Objective.
From the very first line of the data to the line containing "plt.rcParams['font.family'] = ['Open", retype everything exactly, leaving the pictures behind.

Data shown.
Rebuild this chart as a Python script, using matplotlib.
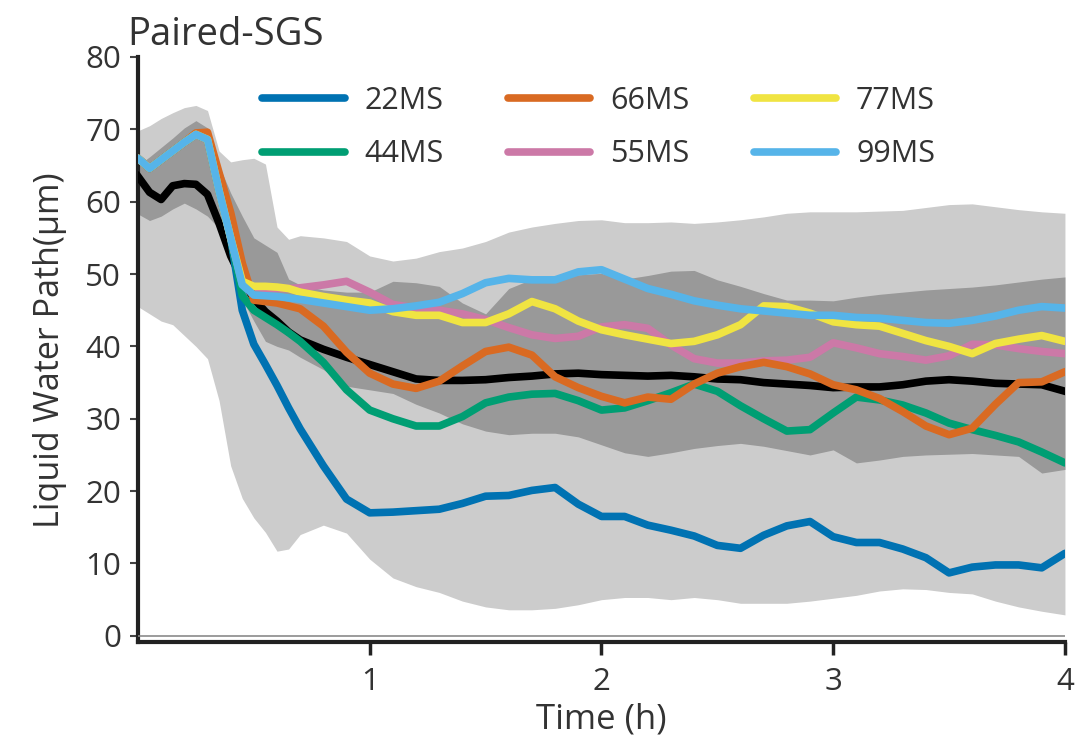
import matplotlib
matplotlib.use("Agg")
import matplotlib.pyplot as plt

plt.rcParams['font.family'] = ['Open Sans', 'DejaVu Sans']

# time grid (h)
T = [0.0, 0.05, 0.1, 0.15, 0.2, 0.25, 0.3, 0.35, 0.4, 0.45, 0.5, 0.55, 0.6, 0.65, 0.7,
     0.8, 0.9, 1.0, 1.1, 1.2, 1.3, 1.4, 1.5, 1.6, 1.7, 1.8, 1.9, 2.0,
     2.1, 2.2, 2.3, 2.4, 2.5, 2.6, 2.7, 2.8, 2.9, 3.0,
     3.1, 3.2, 3.3, 3.4, 3.5, 3.6, 3.7, 3.8, 3.9, 4.0]

# shared start of the six members
START = [66.0, 64.6, 65.8, 67.0, 68.2, 69.3, 68.6, 61.5, 55.0]

MS22 = START + [45.0, 40.3, 37.5, 34.6, 31.5, 28.6,
                23.5, 18.9, 17.0, 17.1, 17.3, 17.5, 18.3, 19.3, 19.4, 20.1, 20.5, 18.2, 16.5,
                16.5, 15.3, 14.6, 13.8, 12.5, 12.1, 13.9, 15.2, 15.8, 13.7,
                12.9, 12.9, 12.0, 10.8, 8.7, 9.5, 9.8, 9.8, 9.4, 11.4]
MS44 = START + [47.0, 45.0, 44.0, 43.0, 41.9, 40.7,
                37.8, 34.0, 31.2, 30.0, 29.0, 29.0, 30.3, 32.2, 33.0, 33.4, 33.5, 32.5, 31.2,
                31.5, 32.5, 33.6, 34.8, 33.8, 31.8, 30.0, 28.3, 28.5, 30.8,
                33.0, 32.6, 31.9, 30.8, 29.4, 28.5, 27.7, 26.8, 25.4, 23.9]
MS55 = START + [48.7, 48.2, 48.0, 48.0, 48.0, 48.1,
                48.5, 49.0, 47.5, 45.8, 45.3, 45.0, 44.5, 43.7, 42.6, 41.6, 41.1, 41.4, 42.7,
                43.0, 42.5, 40.2, 38.3, 37.7, 37.7, 38.0, 38.1, 38.5, 40.5,
                39.8, 39.0, 38.6, 38.1, 38.7, 40.3, 40.2, 39.7, 39.3, 39.0]
MS66 = [66.0, 64.6, 65.8, 67.0, 68.2, 69.5, 69.6, 64.0, 58.5,
        51.5, 46.4, 46.2, 46.0, 45.6, 45.2,
        42.8, 39.2, 36.3, 34.8, 34.2, 35.2, 37.3, 39.3, 39.9, 38.8, 35.8, 34.3, 33.1,
        32.2, 33.0, 32.7, 34.8, 36.3, 37.2, 37.8, 37.2, 36.2, 34.7,
        34.0, 32.8, 31.0, 29.0, 27.8, 28.7, 32.0, 35.0, 35.1, 36.5]
MS77 = START + [49.0, 48.3, 48.3, 48.2, 48.0, 47.5,
                46.9, 46.4, 46.0, 44.8, 44.3, 44.3, 43.3, 43.3, 44.5, 46.2, 45.2, 43.5, 42.3,
                41.6, 41.0, 40.4, 40.7, 41.6, 43.0, 45.6, 45.5, 44.6, 43.4,
                43.0, 42.8, 41.8, 40.8, 40.0, 39.0, 40.4, 41.0, 41.5, 40.7]
MS99 = START + [48.5, 47.1, 47.0, 46.9, 46.7, 46.5,
                46.0, 45.5, 45.0, 45.2, 45.6, 46.1, 47.3, 48.8, 49.4, 49.2, 49.2, 50.3, 50.6,
                49.3, 48.0, 47.2, 46.3, 45.7, 45.2, 44.9, 44.6, 44.3, 44.3,
                44.0, 43.9, 43.6, 43.3, 43.2, 43.6, 44.2, 45.0, 45.5, 45.3]

# ensemble mean and spread
MEAN = [63.5, 61.3, 60.3, 62.2, 62.5, 62.4, 61.0, 57.0, 52.5, 49.2, 46.6, 44.8, 43.5, 42.0, 40.9,
        39.6, 38.5, 37.5, 36.5, 35.5, 35.3, 35.3, 35.4, 35.7, 35.9, 36.2, 36.3, 36.1,
        36.0, 35.9, 36.0, 35.8, 35.5, 35.4, 35.0, 34.8, 34.6, 34.3,
        34.4, 34.4, 34.7, 35.2, 35.4, 35.2, 34.9, 34.8, 34.7, 33.8]
OUTER_HI = [69.8, 70.5, 71.5, 72.3, 73.0, 73.3, 72.6, 67.0, 65.5, 65.8, 66.0, 65.2, 56.5, 54.8, 55.3,
            55.0, 54.5, 52.5, 51.8, 52.2, 53.1, 53.6, 54.5, 55.8, 56.5, 57.0, 57.4, 57.5,
            57.1, 57.1, 57.2, 57.0, 57.2, 57.5, 57.9, 58.4, 58.6, 58.6,
            58.6, 58.7, 58.8, 59.2, 59.6, 59.7, 59.3, 58.9, 58.6, 58.4]
OUTER_LO = [45.5, 44.5, 43.5, 43.0, 41.5, 40.0, 38.3, 32.5, 23.5, 19.0, 16.3, 14.3, 11.7, 12.0, 14.0,
            15.3, 14.2, 10.6, 8.0, 6.8, 6.0, 4.8, 4.0, 3.6, 3.6, 3.8, 4.3, 5.0,
            5.3, 5.3, 5.0, 5.3, 5.0, 4.5, 4.5, 4.5, 4.8, 5.2,
            5.6, 6.2, 6.5, 6.4, 6.0, 5.8, 4.8, 4.0, 3.4, 2.9]
INNER_HI = [65.0, 66.2, 67.5, 68.8, 70.2, 71.2, 70.2, 65.0, 61.2, 58.0, 55.0, 54.0, 53.0, 49.3, 48.5,
            47.8, 47.5, 47.5, 49.0, 48.8, 48.3, 46.0, 44.5, 48.0, 49.3, 49.6, 49.9, 50.1,
            49.3, 49.8, 50.4, 50.5, 49.2, 48.3, 47.3, 46.4, 46.4, 46.3,
            46.8, 47.2, 47.5, 47.8, 48.0, 48.2, 48.5, 48.9, 49.3, 49.6]
INNER_LO = [58.3, 57.4, 58.0, 59.0, 59.8, 59.0, 58.0, 56.3, 52.0, 46.5, 43.5, 40.7, 40.0, 39.5, 38.5,
            36.8, 34.5, 34.0, 33.5, 32.0, 30.8, 29.3, 28.3, 27.8, 28.0, 28.0, 27.5, 26.4,
            25.3, 24.8, 25.3, 25.9, 26.3, 26.6, 26.2, 25.6, 25.0, 25.7,
            23.9, 24.3, 24.8, 25.0, 25.1, 25.2, 25.0, 24.8, 22.5, 23.0]

SERIES = [
    ('22MS', MS22, '#0072B2'),
    ('44MS', MS44, '#009E73'),
    ('55MS', MS55, '#CC79A7'),
    ('66MS', MS66, '#D96A22'),
    ('77MS', MS77, '#F0E442'),
    ('99MS', MS99, '#56B4E9'),
]
LEGEND_ORDER = ['22MS', '44MS', '66MS', '55MS', '77MS', '99MS']

TEXT = '#333333'

fig = plt.figure(figsize=(10.89, 7.37), dpi=100)
ax = fig.add_axes([0.1267, 0.1289, 0.8512, 0.7938])

ax.fill_between(T, OUTER_LO, OUTER_HI, color='#cccccc', lw=0, zorder=1)
ax.fill_between(T, INNER_LO, INNER_HI, color='#999999', lw=0, zorder=2)
ax.axhline(0, color='#8a8a8a', lw=1.2, zorder=3)
ax.plot(T, MEAN, color='black', lw=5.5, zorder=4)

handles = {}
for name, vals, col in SERIES:
    line, = ax.plot(T, vals, color=col, lw=5.5, zorder=5, label=name,
                    solid_capstyle='round', solid_joinstyle='round')
    handles[name] = line

ax.legend([handles[n] for n in LEGEND_ORDER], LEGEND_ORDER, ncol=3,
          loc='upper left', bbox_to_anchor=(0.134, 0.951), frameon=False,
          fontsize=22, handlelength=2.7, handletextpad=0.65, columnspacing=2.1,
          labelspacing=0.78, borderpad=0, borderaxespad=0,
          labelcolor=TEXT)

ax.set_xlim(0, 4)
ax.set_ylim(-0.85, 80)
ax.set_xticks([1, 2, 3, 4])
ax.set_yticks(range(0, 81, 10))

for s in ['top', 'right']:
    ax.spines[s].set_visible(False)
for s in ['left', 'bottom']:
    ax.spines[s].set_linewidth(3)
    ax.spines[s].set_color('#222222')

ax.tick_params(axis='y', direction='out', length=6, width=1.5, pad=6,
               labelsize=22.5, color='#444444', labelcolor=TEXT)
ax.tick_params(axis='x', direction='out', length=9, width=2.5, pad=9,
               labelsize=22.5, color='#222222', labelcolor=TEXT)

fig.text(127 / 1089, 1 - 45 / 737, 'Paired-SGS', ha='left', va='baseline',
         fontsize=27.5, color=TEXT)
fig.text(50 / 1089, 1 - 350 / 737, 'Liquid Water Path(μm)', rotation=90,
         ha='center', va='center', fontsize=24.5, color=TEXT)
fig.text(601 / 1089, 1 - 719 / 737, 'Time (h)', ha='center', va='center',
         fontsize=25, color=TEXT)

fig.savefig('out.png', dpi=100)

Response.
Rebuild this chart as a Python script, using matplotlib.
import matplotlib
matplotlib.use("Agg")
import matplotlib.pyplot as plt

plt.rcParams['font.family'] = ['Open Sans', 'DejaVu Sans']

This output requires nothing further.